Much of Dr. Miller's peace concern came to focus during the years 1936-1948 when he was president of the National Youth Fellowship of the Church of God. The biennial national conventions at which he presided regularly issued statements against bearing arms in any war of aggression and against intervention in foreign conflicts. As World War II storm clouds grew, the church's national youth leaders worked with the established peace churches to provide support for Church of God conscientious objectors and to obtain deferment. Dean Russell Olt, Elver Adcock, Ida Byrd Rowe, and Adam W. Miller were names prominently associated with these efforts.
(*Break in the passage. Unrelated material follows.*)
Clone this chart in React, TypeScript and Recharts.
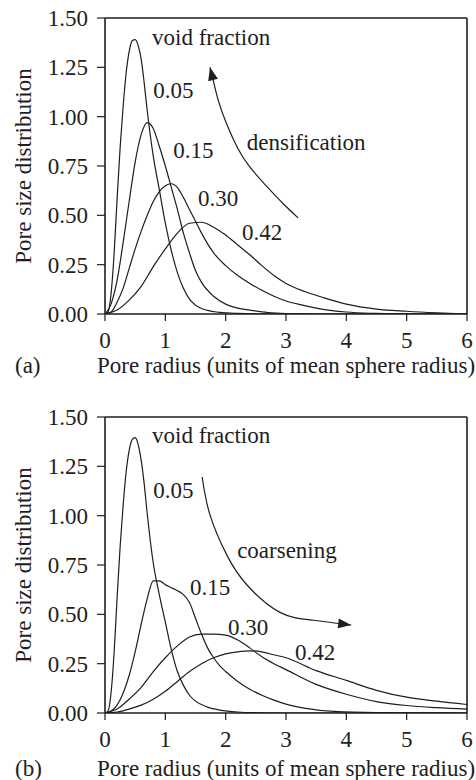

Dr. Miller feels that in recent years we have not given enough visibility to our peace concerns before young people of the Church of God. "We need," he said to me, "more than an occasional conference now and then. We need more than having a few materials in an office for those who go to the trouble to write in."
He would like to see vigorous peace groups operating on all our campuses. He would like to see strong links for united action and for the exchange of resource material with the peace churches. He would like to see us working with vigilance against the peace-time draft, which stands ominously in the wings. He would like all of our national church agencies to be taking appropriate public stands in this area, working at peace from their perspectives and with the full support of their budgets.
On the current world scene Dr. Miller is particularly vexed at the tendency of leading nations to build up their arms position and to take military action in the name of defense. Such action, he feels, is in fact aggression carried out under false pretenses. He is particularly critical of the United States in its role as supplier of arms. Possession of armed might leads almost inevitably to its use aggressively, particularly in the misleading guise of police action, defense and prevention of enemy build ups.
Many actions and views in the area of pacifism are admittedly controversial. The principles are clear, but the precise action that grows out of the principle may be disputed by conscientious Christians. Dr. Miller would come at this in a way that coincides with his teaching and writing style across the years. He would seek to make the principles clear. He would live out in his own life his views and solutions. In classes and resource materials he would present the alternatives and seek to help learners carefully explore the possibilities for their own lives. Eventually, the personal decision must be left to the individual after he or she has had a chance to weigh all the possible courses of action in light of basic principles.
More than six decades have rolled around since that day in 1918 when Adam Miller registered as a conscientious objector. Many aspects of our world have changed. But the basic Christian principles that find human life sacred, that point to the way of love and forgiveness and obedience to God above all else, have not changed. Dr. Miller, minister and educator and missionary and Bible student and now elder statesman, still regards the way of peace as a basic concern for Christians in our time.